All the data must come back unchanged, except that pictures are left out.

Supplied information

______________________________

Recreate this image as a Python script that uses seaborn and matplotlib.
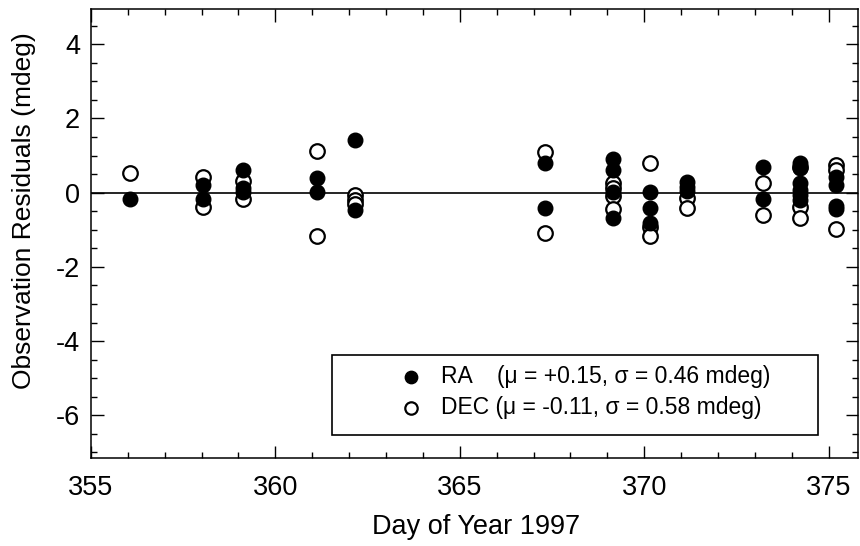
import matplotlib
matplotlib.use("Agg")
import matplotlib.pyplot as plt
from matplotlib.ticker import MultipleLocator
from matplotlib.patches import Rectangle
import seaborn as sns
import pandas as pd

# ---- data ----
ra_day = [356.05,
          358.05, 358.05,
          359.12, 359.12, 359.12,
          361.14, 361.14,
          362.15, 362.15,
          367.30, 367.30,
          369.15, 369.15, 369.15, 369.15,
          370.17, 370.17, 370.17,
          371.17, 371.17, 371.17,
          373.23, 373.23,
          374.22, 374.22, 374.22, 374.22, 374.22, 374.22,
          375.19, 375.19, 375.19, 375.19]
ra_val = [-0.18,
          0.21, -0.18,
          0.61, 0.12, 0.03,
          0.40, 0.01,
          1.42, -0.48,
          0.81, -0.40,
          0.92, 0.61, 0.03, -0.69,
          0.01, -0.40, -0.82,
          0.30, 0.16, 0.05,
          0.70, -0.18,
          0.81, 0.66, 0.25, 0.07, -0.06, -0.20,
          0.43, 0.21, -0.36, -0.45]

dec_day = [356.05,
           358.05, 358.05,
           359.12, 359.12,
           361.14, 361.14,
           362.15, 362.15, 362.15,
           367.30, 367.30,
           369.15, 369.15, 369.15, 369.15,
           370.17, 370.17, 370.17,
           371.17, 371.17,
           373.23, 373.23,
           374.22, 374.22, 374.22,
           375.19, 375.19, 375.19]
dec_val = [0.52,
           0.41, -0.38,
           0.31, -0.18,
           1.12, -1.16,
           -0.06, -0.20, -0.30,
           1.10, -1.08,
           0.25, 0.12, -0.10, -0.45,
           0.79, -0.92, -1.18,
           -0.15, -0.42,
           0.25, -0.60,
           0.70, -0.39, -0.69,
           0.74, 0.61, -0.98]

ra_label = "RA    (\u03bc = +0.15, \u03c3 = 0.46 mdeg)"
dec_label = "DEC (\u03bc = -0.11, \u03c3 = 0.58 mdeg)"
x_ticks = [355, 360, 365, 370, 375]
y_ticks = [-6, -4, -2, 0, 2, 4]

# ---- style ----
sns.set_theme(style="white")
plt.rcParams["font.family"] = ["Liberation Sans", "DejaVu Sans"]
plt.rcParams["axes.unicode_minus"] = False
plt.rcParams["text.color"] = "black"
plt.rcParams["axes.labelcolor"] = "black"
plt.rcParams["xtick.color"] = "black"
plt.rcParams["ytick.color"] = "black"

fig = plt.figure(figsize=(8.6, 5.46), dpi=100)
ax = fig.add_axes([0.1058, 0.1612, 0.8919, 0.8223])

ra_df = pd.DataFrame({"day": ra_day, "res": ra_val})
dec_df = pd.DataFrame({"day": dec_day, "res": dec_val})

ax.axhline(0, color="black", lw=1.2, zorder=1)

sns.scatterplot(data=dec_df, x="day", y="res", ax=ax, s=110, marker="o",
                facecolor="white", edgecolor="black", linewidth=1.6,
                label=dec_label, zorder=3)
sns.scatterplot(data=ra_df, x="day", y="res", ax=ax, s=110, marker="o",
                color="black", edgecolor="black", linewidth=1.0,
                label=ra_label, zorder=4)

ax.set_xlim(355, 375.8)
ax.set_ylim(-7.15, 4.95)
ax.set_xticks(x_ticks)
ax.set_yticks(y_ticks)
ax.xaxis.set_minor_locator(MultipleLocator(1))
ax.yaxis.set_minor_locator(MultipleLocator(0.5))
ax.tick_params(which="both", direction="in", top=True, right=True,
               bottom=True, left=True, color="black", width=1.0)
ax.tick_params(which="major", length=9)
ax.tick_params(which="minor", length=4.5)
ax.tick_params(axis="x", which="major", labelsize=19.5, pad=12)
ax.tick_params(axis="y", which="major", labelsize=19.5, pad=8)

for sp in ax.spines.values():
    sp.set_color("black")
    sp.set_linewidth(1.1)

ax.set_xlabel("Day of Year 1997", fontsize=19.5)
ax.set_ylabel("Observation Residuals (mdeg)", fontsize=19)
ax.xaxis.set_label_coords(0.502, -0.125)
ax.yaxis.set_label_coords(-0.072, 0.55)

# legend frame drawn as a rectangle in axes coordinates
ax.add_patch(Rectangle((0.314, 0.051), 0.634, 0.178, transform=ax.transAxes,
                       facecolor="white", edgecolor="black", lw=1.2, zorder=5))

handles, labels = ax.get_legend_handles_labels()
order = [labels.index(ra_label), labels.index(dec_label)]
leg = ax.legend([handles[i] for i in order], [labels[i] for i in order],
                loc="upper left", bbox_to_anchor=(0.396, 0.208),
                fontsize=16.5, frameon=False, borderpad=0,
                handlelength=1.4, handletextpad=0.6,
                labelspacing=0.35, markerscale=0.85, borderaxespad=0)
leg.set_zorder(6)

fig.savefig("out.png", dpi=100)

______________________________

Final result
Recreate this image as a Python script that uses seaborn and matplotlib.
import matplotlib
matplotlib.use("Agg")
import matplotlib.pyplot as plt
from matplotlib.ticker import MultipleLocator
from matplotlib.patches import Rectangle
import seaborn as sns
import pandas as pd

# ---- data ----
ra_day = [356.05,
          358.05, 358.05,
          359.12, 359.12, 359.12,
          361.14, 361.14,
          362.15, 362.15,
          367.30, 367.30,
          369.15, 369.15, 369.15, 369.15,
          370.17, 370.17, 370.17,
          371.17, 371.17, 371.17,
          373.23, 373.23,
          374.22, 374.22, 374.22, 374.22, 374.22, 374.22,
          375.19, 375.19, 375.19, 375.19]
ra_val = [-0.18,
          0.21, -0.18,
          0.61, 0.12, 0.03,
          0.40, 0.01,
          1.42, -0.48,
          0.81, -0.40,
          0.92, 0.61, 0.03, -0.69,
          0.01, -0.40, -0.82,
          0.30, 0.16, 0.05,
          0.70, -0.18,
          0.81, 0.66, 0.25, 0.07, -0.06, -0.20,
          0.43, 0.21, -0.36, -0.45]

dec_day = [356.05,
           358.05, 358.05,
           359.12, 359.12,
           361.14, 361.14,
           362.15, 362.15, 362.15,
           367.30, 367.30,
           369.15, 369.15, 369.15, 369.15,
           370.17, 370.17, 370.17,
           371.17, 371.17,
           373.23, 373.23,
           374.22, 374.22, 374.22,
           375.19, 375.19, 375.19]
dec_val = [0.52,
           0.41, -0.38,
           0.31, -0.18,
           1.12, -1.16,
           -0.06, -0.20, -0.30,
           1.10, -1.08,
           0.25, 0.12, -0.10, -0.45,
           0.79, -0.92, -1.18,
           -0.15, -0.42,
           0.25, -0.60,
           0.70, -0.39, -0.69,
           0.74, 0.61, -0.98]

ra_label = "RA    (\u03bc = +0.15, \u03c3 = 0.46 mdeg)"
dec_label = "DEC (\u03bc = -0.11, \u03c3 = 0.58 mdeg)"
x_ticks = [355, 360, 365, 370, 375]
y_ticks = [-6, -4, -2, 0, 2, 4]

# ---- style ----
sns.set_theme(style="white")
plt.rcParams["font.family"] = ["Liberation Sans", "DejaVu Sans"]
plt.rcParams["axes.unicode_minus"] = False
plt.rcParams["text.color"] = "black"
plt.rcParams["axes.labelcolor"] = "black"
plt.rcParams["xtick.color"] = "black"
plt.rcParams["ytick.color"] = "black"

fig = plt.figure(figsize=(8.6, 5.46), dpi=100)
ax = fig.add_axes([0.1058, 0.1612, 0.8919, 0.8223])

ra_df = pd.DataFrame({"day": ra_day, "res": ra_val})
dec_df = pd.DataFrame({"day": dec_day, "res": dec_val})

ax.axhline(0, color="black", lw=1.2, zorder=1)

sns.scatterplot(data=dec_df, x="day", y="res", ax=ax, s=110, marker="o",
                facecolor="white", edgecolor="black", linewidth=1.6,
                label=dec_label, zorder=3)
sns.scatterplot(data=ra_df, x="day", y="res", ax=ax, s=110, marker="o",
                color="black", edgecolor="black", linewidth=1.0,
                label=ra_label, zorder=4)

ax.set_xlim(355, 375.8)
ax.set_ylim(-7.15, 4.95)
ax.set_xticks(x_ticks)
ax.set_yticks(y_ticks)
ax.xaxis.set_minor_locator(MultipleLocator(1))
ax.yaxis.set_minor_locator(MultipleLocator(0.5))
ax.tick_params(which="both", direction="in", top=True, right=True,
               bottom=True, left=True, color="black", width=1.0)
ax.tick_params(which="major", length=9)
ax.tick_params(which="minor", length=4.5)
ax.tick_params(axis="x", which="major", labelsize=19.5, pad=12)
ax.tick_params(axis="y", which="major", labelsize=19.5, pad=8)

for sp in ax.spines.values():
    sp.set_color("black")
    sp.set_linewidth(1.1)

ax.set_xlabel("Day of Year 1997", fontsize=19.5)
ax.set_ylabel("Observation Residuals (mdeg)", fontsize=19)
ax.xaxis.set_label_coords(0.502, -0.125)
ax.yaxis.set_label_coords(-0.072, 0.55)

# legend frame drawn as a rectangle in axes coordinates
ax.add_patch(Rectangle((0.314, 0.051), 0.634, 0.178, transform=ax.transAxes,
                       facecolor="white", edgecolor="black", lw=1.2, zorder=5))

handles, labels = ax.get_legend_handles_labels()
order = [labels.index(ra_label), labels.index(dec_label)]
leg = ax.legend([handles[i] for i in order], [labels[i] for i in order],
                loc="upper left", bbox_to_anchor=(0.396, 0.208),
                fontsize=16.5, frameon=False, borderpad=0,
                handlelength=1.4, handletextpad=0.6,
                labelspacing=0.35, markerscale=0.85, borderaxespad=0)
leg.set_zorder(6)

fig.savefig("out.png", dpi=100)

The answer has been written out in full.